The Batman

The Batman

there’s a sequence at the beginning of this film: it’s the first time we hear pattinson’s bruce wayne giving his narration and see the bat-signal in the sky, accompanied by michael giacchino’s incredible score that slowly builds throughout the scene. we see fragments of gotham city, the menacing figures haunting the streets which seem powerless in comparison to the overwhelming darkness around every corner. the camera lingers on the shadows for a moment and you’re just waiting for the batman to walk out, but he doesn’t. you can feel life in the darkness even when there’s nothing there. it was exhilarating and it was terrifying.

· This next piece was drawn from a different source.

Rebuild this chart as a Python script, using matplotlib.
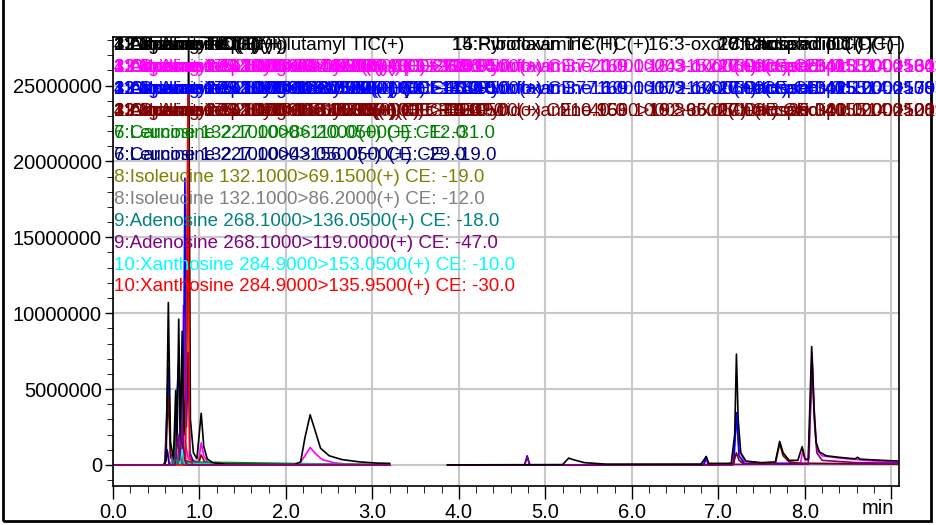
import numpy as np
import matplotlib
matplotlib.use("Agg")
import matplotlib.pyplot as plt
from matplotlib.patches import Rectangle

plt.rcParams['font.family'] = ['Liberation Sans', 'DejaVu Sans']

# chromatogram traces: (time [min], intensity [x1e6])
BLACK_LEFT = [(0.00, 0), (0.58, 0), (0.615, 0.3), (0.64, 10.7), (0.665, 1.5), (0.70, 0.4),
              (0.725, 4.9), (0.74, 1.2), (0.76, 9.6), (0.78, 1.5), (0.80, 8.8), (0.82, 2.0),
              (0.85, 5.5), (0.875, 28.5), (0.895, 3.0), (0.93, 0.8), (0.97, 0.4), (1.02, 3.4),
              (1.05, 1.2), (1.09, 0.4), (1.15, 0.15), (1.3, 0.05), (2.10, 0.03), (2.17, 0.2),
              (2.22, 1.8), (2.28, 3.3), (2.33, 2.4), (2.40, 1.1), (2.50, 0.6), (2.65, 0.35),
              (2.85, 0.2), (3.05, 0.12), (3.2, 0.1)]
BLACK_RIGHT = [(3.87, 0), (5.20, 0.02), (5.27, 0.45), (5.32, 0.35), (5.45, 0.15), (5.7, 0.05),
               (6.80, 0.05), (6.86, 0.55), (6.89, 0.1), (7.15, 0.1), (7.19, 2.0), (7.21, 7.3),
               (7.23, 3.0), (7.26, 0.8), (7.32, 0.25), (7.5, 0.15), (7.66, 0.2), (7.71, 1.55),
               (7.75, 0.8), (7.82, 0.3), (7.92, 0.3), (7.97, 1.2), (8.0, 0.4), (8.04, 0.35),
               (8.08, 7.8), (8.105, 4.0), (8.13, 1.5), (8.17, 0.85), (8.25, 0.6), (8.4, 0.5),
               (8.58, 0.4), (8.61, 0.5), (8.64, 0.38), (8.8, 0.33), (9.09, 0.25)]
MAGENTA_LEFT = [(0, 0), (0.60, 0), (0.63, 0.9), (0.655, 0.1), (0.79, 0.2), (0.815, 10.5),
                (0.835, 1.5), (0.87, 0.4), (0.99, 0.2), (1.02, 1.45), (1.05, 0.6), (1.10, 0.15),
                (1.2, 0.03), (2.15, 0.02), (2.22, 0.6), (2.28, 1.15), (2.34, 0.75), (2.42, 0.35),
                (2.55, 0.15), (2.7, 0.05), (3.2, 0.02)]
MAGENTA_RIGHT = [(3.87, 0), (6.82, 0), (6.86, 0.3), (6.9, 0), (7.17, 0.1), (7.21, 3.2),
                 (7.24, 1.0), (7.3, 0.25), (7.5, 0.1), (7.95, 0.1), (7.98, 1.0), (8.01, 0.3),
                 (8.05, 0.4), (8.085, 7.4), (8.11, 3.5), (8.14, 1.0), (8.2, 0.6), (8.4, 0.45),
                 (8.7, 0.3), (9.09, 0.15)]
BLUE_LEFT = [(0, 0), (0.60, 0), (0.64, 6.5), (0.665, 0.8), (0.70, 0.2), (0.76, 6.9), (0.78, 0.8),
             (0.81, 0.3), (0.832, 18.9), (0.85, 2.5), (0.87, 7.4), (0.89, 0.8), (0.93, 0.2),
             (1.0, 0.05), (3.2, 0)]
BLUE_RIGHT = [(3.87, 0), (4.76, 0), (4.79, 0.6), (4.82, 0), (6.83, 0), (6.86, 0.55), (6.89, 0),
              (7.18, 0.1), (7.21, 3.45), (7.24, 0.6), (7.3, 0.1), (8.6, 0.08), (9.09, 0.1)]
DARKRED_LEFT = [(0, 0), (0.60, 0), (0.64, 4.5), (0.665, 0.5), (0.70, 0.2), (0.72, 2.2),
                (0.74, 0.4), (0.78, 0.3), (0.80, 1.5), (0.82, 0.3), (0.99, 0.1), (1.02, 0.66),
                (1.06, 0.2), (1.12, 0.03), (3.2, 0)]
DARKRED_RIGHT = [(3.87, 0), (7.17, 0), (7.21, 0.8), (7.24, 0.3), (7.3, 0.05), (7.66, 0.1),
                 (7.71, 1.4), (7.75, 0.6), (7.82, 0.2), (7.95, 0.1), (9.09, 0.05)]
GREEN_LEFT = [(0, 0), (0.71, 0), (0.74, 2.5), (0.77, 0.2), (3.2, 0)]
NAVY_LEFT = [(0, 0), (0.60, 0), (0.625, 1.0), (0.65, 0), (0.77, 0), (0.79, 1.8), (0.81, 0), (3.2, 0)]
OLIVE_LEFT = [(0, 0), (0.75, 0), (0.78, 1.5), (0.81, 0.1), (3.2, 0)]
GRAY_LEFT = [(0, 0), (0.67, 0), (0.70, 1.0), (0.73, 0.1), (3.2, 0)]
TEAL_LEFT = [(0, 0), (0.69, 0), (0.72, 1.2), (0.75, 0.1), (3.2, 0)]
PURPLE_LEFT = [(0, 0), (0.72, 0), (0.75, 2.0), (0.77, 0.3), (0.80, 2.8), (0.83, 0.3), (0.86, 0), (3.2, 0)]
PURPLE_RIGHT = [(3.87, 0), (4.76, 0), (4.79, 0.5), (4.82, 0), (8.04, 0.05), (8.087, 6.6),
                (8.11, 3.0), (8.14, 0.8), (8.2, 0.3), (8.6, 0.15), (9.09, 0.1)]
CYAN_LEFT = [(0, 0), (0.77, 0), (0.80, 1.0), (0.83, 0.05), (3.2, 0)]
RED_LEFT = [(0, 0), (0.84, 0), (0.867, 24.5), (0.885, 0.6), (0.92, 0), (3.2, 0)]

TRACES = [
    (MAGENTA_LEFT, '#FF00FF'), (MAGENTA_RIGHT, '#FF00FF'),
    (BLUE_LEFT, '#0000FF'), (BLUE_RIGHT, '#0000FF'),
    (DARKRED_LEFT, '#800000'), (DARKRED_RIGHT, '#800000'),
    (GREEN_LEFT, '#008000'), (NAVY_LEFT, '#000080'), (OLIVE_LEFT, '#808000'),
    (GRAY_LEFT, '#808080'), (TEAL_LEFT, '#008080'), (CYAN_LEFT, '#00FFFF'),
    (PURPLE_RIGHT, '#800080'),
    (BLACK_LEFT, 'black'), (BLACK_RIGHT, 'black'),
    (RED_LEFT, '#FF0000'), (PURPLE_LEFT, '#800080'),
]

# legend rows (colour, [(x pixel, text), ...])
ROW_COLORS = ['black', '#FF00FF', '#0000FF', '#800000', '#008000', '#000080',
              '#808000', '#808080', '#008080', '#800080', '#00FFFF', '#FF0000']
ROW_TEXTS = [
    [(114, "1:Arginine TIC(+)"), (114, "2:Asparagine TIC(+)"), (114, "3:Glutamine TIC(+)"),
     (114, "4:Citrulline TIC(+)"), (114, "11:Guanosine TIC(+)"), (114, "12:Inosine TIC(+)"),
     (114, "13:N-Acetylaspartylglutamyl TIC(+)"),
     (452, "14:Riboflavin TIC(+)"), (452, "15:Pyridoxamine TIC(+)"), (648, "16:3-oxo-Cholic acid TIC(-)"),
     (718, "20:Lactose TIC(-)"), (718, "17:Phospholipid TIC(-)"), (718, "18:Cholic acid TIC(+)")],
    [(114, "1:Arginine 175.1000>70.1000(+) CE: -27.0"), (114, "2:Asparagine 133.0500>74.0500(+) CE: -16.0"),
     (114, "3:Glutamine 147.1000>84.0500(+) CE: -19.0"), (114, "4:Citrulline 176.1000>70.0500(+) CE: -26.0"),
     (114, "11:Guanosine 284.1000>152.0500(+) CE: -14.0"), (114, "12:Inosine 269.1000>137.0500(+) CE: -17.0"),
     (114, "13:N-Acetylaspartylglutamyl 305.1000>130.0500(+) CE: -20.0"),
     (452, "14:Riboflavin 377.1000>243.1000(+) CE: -26.0"),
     (452, "15:Pyridoxamine 169.1000>152.0500(+) CE: -13.0"), (648, "16:3-oxo-Cholic acid 405.2000>343.2500(-) CE: 32.0"),
     (718, "20:Lactose 341.1000>161.0500(-) CE: 35.0"), (718, "17:Phospholipid 514.2500>80.0500(-) CE: 60.0")],
    [(114, "1:Arginine 175.1000>116.0500(+) CE: -17.0"), (114, "2:Asparagine 133.0500>87.0500(+) CE: -12.0"),
     (114, "3:Glutamine 147.1000>130.0500(+) CE: -12.0"), (114, "4:Citrulline 176.1000>159.0500(+) CE: -13.0"),
     (114, "11:Guanosine 284.1000>135.0500(+) CE: -40.0"), (114, "12:Inosine 269.1000>119.0500(+) CE: -45.0"),
     (114, "13:N-Acetylaspartylglutamyl 305.1000>148.0500(+) CE: -16.0"),
     (452, "14:Riboflavin 377.1000>172.1000(+) CE: -40.0"),
     (452, "15:Pyridoxamine 169.1000>134.0500(+) CE: -25.0"), (648, "16:3-oxo-Cholic acid 405.2000>387.2500(-) CE: 30.0"),
     (718, "20:Lactose 341.1000>179.0500(-) CE: 40.0"), (718, "17:Phospholipid 514.2500>124.0500(-) CE: 52.0")],
    [(114, "1:Arginine 175.1000>158.1000(+) CE: -14.0"), (114, "2:Asparagine 133.0500>115.9500(+) CE: -10.0"),
     (114, "3:Glutamine 147.1000>56.0500(+) CE: -30.0"), (114, "4:Citrulline 176.1000>113.0500(+) CE: -15.0"),
     (114, "11:Guanosine 284.1000>110.0500(+) CE: -49.0"), (114, "12:Inosine 269.1000>110.0000(+) CE: -49.0"),
     (114, "13:N-Acetylaspartylglutamyl 305.1000>112.0500(+) CE: -40.0"),
     (452, "15:Pyridoxamine 169.1000>65.0500(+) CE: -20.0"),
     (560, "210.9560>192.9600(-) CE: 20.0"), (648, "16:3-oxo-Cholic acid 405.2000>289.2500(-) CE: 38.0"),
     (718, "20:Lactose 341.1000>101.0500(-) CE: 42.0"), (718, "17:Phospholipid 514.2500>107.0500(-) CE: 58.0")],
    [(114, "6:Carnosine 227.1000>110.0500(+) CE: -31.0"),
     (114, "7:Leucine 132.1000>86.2000(+) CE: -12.0")],
    [(114, "6:Carnosine 227.1000>156.0500(+) CE: -19.0"),
     (114, "7:Leucine 132.1000>43.0500(+) CE: -29.0")],
    [(114, "8:Isoleucine 132.1000>69.1500(+) CE: -19.0")],
    [(114, "8:Isoleucine 132.1000>86.2000(+) CE: -12.0")],
    [(114, "9:Adenosine 268.1000>136.0500(+) CE: -18.0")],
    [(114, "9:Adenosine 268.1000>119.0000(+) CE: -47.0")],
    [(114, "10:Xanthosine 284.9000>153.0500(+) CE: -10.0")],
    [(114, "10:Xanthosine 284.9000>135.9500(+) CE: -30.0")],
]

X_MAJOR = [0, 1, 2, 3, 4, 5, 6, 7, 8, 9]
X_LABELS = ['0.0', '1.0', '2.0', '3.0', '4.0', '5.0', '6.0', '7.0', '8.0', '']
Y_MAJOR = [0, 5000000, 10000000, 15000000, 20000000, 25000000]

W, H = 936, 525
fig = plt.figure(figsize=(W / 100, H / 100), dpi=100)
ax = fig.add_axes([113 / W, 1 - 486 / H, (899 - 113) / W, (486 - 37) / H])

for pts, col in TRACES:
    t = np.array([p[0] for p in pts])
    v = np.array([p[1] for p in pts]) * 1e6
    ax.plot(t, v, color=col, lw=1.2, solid_joinstyle='round')

ax.set_xlim(0, 9.09)
ax.set_ylim(-1.39e6, 28.2e6)
ax.set_xticks(X_MAJOR)
ax.set_xticklabels(X_LABELS)
ax.set_xticks(np.arange(0, 9.1, 0.2), minor=True)
ax.set_yticks(Y_MAJOR)
ax.set_yticklabels([str(v) for v in Y_MAJOR])
ax.set_yticks(np.arange(-1e6, 28.1e6, 1e6), minor=True)
ax.grid(True, which='major', color='#c8c8c8', lw=1.5)
ax.set_axisbelow(True)
ax.tick_params(axis='both', which='major', labelsize=14.5, width=1, color='black')
ax.tick_params(axis='x', which='major', length=9, pad=3)
ax.tick_params(axis='x', which='minor', length=5)
ax.tick_params(axis='y', which='major', length=6, pad=2)
ax.tick_params(axis='y', which='minor', length=4)
for s in ax.spines.values():
    s.set_linewidth(1.2)

fig.text(878 / W, 1 - 508 / H, 'min', fontsize=14.5, ha='center', va='center')

for i, (col, items) in enumerate(zip(ROW_COLORS, ROW_TEXTS)):
    y = 46 + 21.9 * i
    for x, s in items:
        fig.text(x / W, 1 - y / H, s, color=col, fontsize=13.5, ha='left', va='center')

fig.add_artist(Rectangle((3 / W, 4 / H), 928 / W, 1.0, transform=fig.transFigure,
                         fill=False, lw=2, ec='black'))

fig.savefig('out.png', dpi=100)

i apologise for this being the most dramatic review i’ve ever written but i seriously felt like i had an epiphany. very recently i came to realise that every opinion i’ve ever formed on batman has just been me lying to myself. i do not care at all about batman. i realised very young that the character does not interest me in any way so i have spent years basing my opinions off of what other people say — because it’s batman, why wouldn’t i be excited? i saw this movie as a task to tick off of my to-do list just so i could join in with the excitement that my friends would be feeling. i expected to watch this, not really care for it, post some very generic thoughts about it and still probably pretend to like it more than i actually did just in case people got mad, and then move on.

what i did not expect was that this film would give me everything i didn’t know i wanted from batman. it’s a mystery thriller, a detective procedural, a story about privilege and unbridled rage against the corruption found within our institutions whilst holding moral relativism at its core. i’ve seen some of my mutuals talking about which acts they thought were stronger or weaker but i honestly think the entire thing was consistently good with moments throughout that were just incredible. phenomenal work from the entire cast too, everyone was perfect for their roles but i’d like to highlight paul dano who was especially horrifying. 

i can’t stop thinking about the scene i mentioned at the beginning. from that moment it sort of just solidified to me that this is something i know, something i’m familiar with — shadows and darkness are central to batman, it’s nothing new, but i’d never felt so impacted by its use before, not just there but throughout the whole film. this film utilises the grittiness of the character and the city in a way which never feels overdone or makes me roll my eyes like other adaptations of gotham and its inhabitants have. sorry this is so long my god i just have a lot to say but most importantly the main take away from all of this is that batman was made to be this fucked up weird little emo guy and nothing else can come close! it just makes perfect sense.